Posted by Liz Watson, Senior Counsel | Posted on: June 10, 2013 at 01:22 pm

Too many managers today still bring a 1950s mindset to the 21st century workplace. In the 50s and early 60s, shows like Leave it to Beaver taught Americans that “a woman’s place is in the home and I guess as long she’s in the home she might as well be in the kitchen.” Seriously, that comes straight from the mouth of The Beav and Wally’s dad. Check it out:

In fact, the ‘men bring home the bacon/women fry it up in the pan’ trope wasn’t even true in 1963 when the Equal Pay Act became law 37% of women were in the labor force back then. (Coincidentally 1963 is the same year that Leave it to Beaver’s run ended.)

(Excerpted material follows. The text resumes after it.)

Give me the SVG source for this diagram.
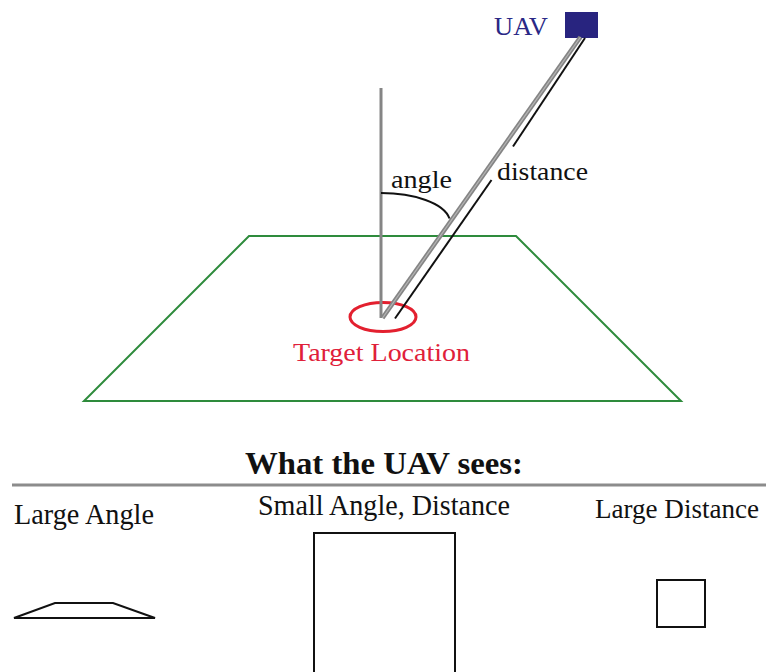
<svg xmlns="http://www.w3.org/2000/svg" width="769" height="672" viewBox="0 0 769 672">
<style>
  text { font-family: "Liberation Serif", "Times New Roman", serif; font-size: 25px; fill: #111; }
  .bold { font-weight: bold; font-size: 31px; }
  .lbl { font-size: 29px; }
  .gray { stroke: #858585; fill: none; stroke-linecap: butt; }
  .blk { stroke: #111; fill: none; stroke-width: 2; }
  .shape { stroke: #111; fill: none; stroke-width: 2; }
</style>
<rect width="769" height="672" fill="#fff"/>

<g id="field">
  <polygon points="249,236 516,236 681,401 84,401" fill="none" stroke="#2e8b3c" stroke-width="2"/>
</g>

<g id="target">
  <ellipse cx="383" cy="317" rx="33" ry="14.5" fill="none" stroke="#e3202f" stroke-width="3"/>
  <text x="293" y="361" style="fill:#e0203a" textLength="177" lengthAdjust="spacingAndGlyphs">Target Location</text>
</g>

<g id="uav">
  <rect x="565" y="12" width="33" height="26" fill="#28247f"/>
  <text x="494" y="35" style="fill:#2a2886" textLength="54" lengthAdjust="spacingAndGlyphs">UAV</text>
</g>

<g id="connectors">
  <line class="gray" x1="381" y1="88" x2="381" y2="318" stroke-width="3"/>
  <line class="gray" x1="382.5" y1="318" x2="580.5" y2="37" stroke-width="4.5"/>
  <line x1="382.5" y1="318" x2="580.5" y2="37" stroke="#b5b5b5" stroke-width="1.2"/>
  <line class="blk" x1="585" y1="38" x2="513" y2="146.5"/>
  <line class="blk" x1="491.5" y1="180" x2="395" y2="318.5"/>
  <path d="M381,193 C414,193 444,203 449.5,218.5" fill="none" stroke="#111" stroke-width="2"/>
</g>

<g id="angle-label">
  <text x="391" y="188" textLength="61" lengthAdjust="spacingAndGlyphs">angle</text>
</g>
<g id="distance-label">
  <text x="497" y="180" textLength="91" lengthAdjust="spacingAndGlyphs">distance</text>
</g>

<g id="title">
  <text class="bold" x="245" y="474" textLength="278" lengthAdjust="spacingAndGlyphs">What the UAV sees:</text>
  <line x1="12" y1="485" x2="766" y2="485" stroke="#8c8c8c" stroke-width="3"/>
</g>

<g id="large-angle">
  <text class="lbl" x="14" y="524" textLength="140" lengthAdjust="spacingAndGlyphs">Large Angle</text>
  <polygon class="shape" points="14,618 55,603 113,603 155,618"/>
</g>

<g id="small-angle-distance">
  <text class="lbl" x="258" y="515" textLength="252" lengthAdjust="spacingAndGlyphs">Small Angle, Distance</text>
  <rect class="shape" x="314" y="533" width="141" height="150"/>
</g>

<g id="large-distance">
  <text x="595" y="518" style="font-size:27px" textLength="164" lengthAdjust="spacingAndGlyphs">Large Distance</text>
  <rect class="shape" x="657" y="580" width="48" height="47"/>
</g>
</svg>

But it wasn’t until the 1970s that women in professional jobs were shown on t.v. When Mary Rhodes (a.k.a. Mary Tyler Moore) found out she was being paid A LOT less than her male predecessor in her t.v. news producer’s job, she was furious. She confronted her boss, Lou. He admitted Mary was better at her job than the guy paid more, but tried to justify his higher salary on the grounds that he had a family to support. Mary told Lou: by that logic you’d be paying single guys less too, but you don’t! Mary was quick on her feet.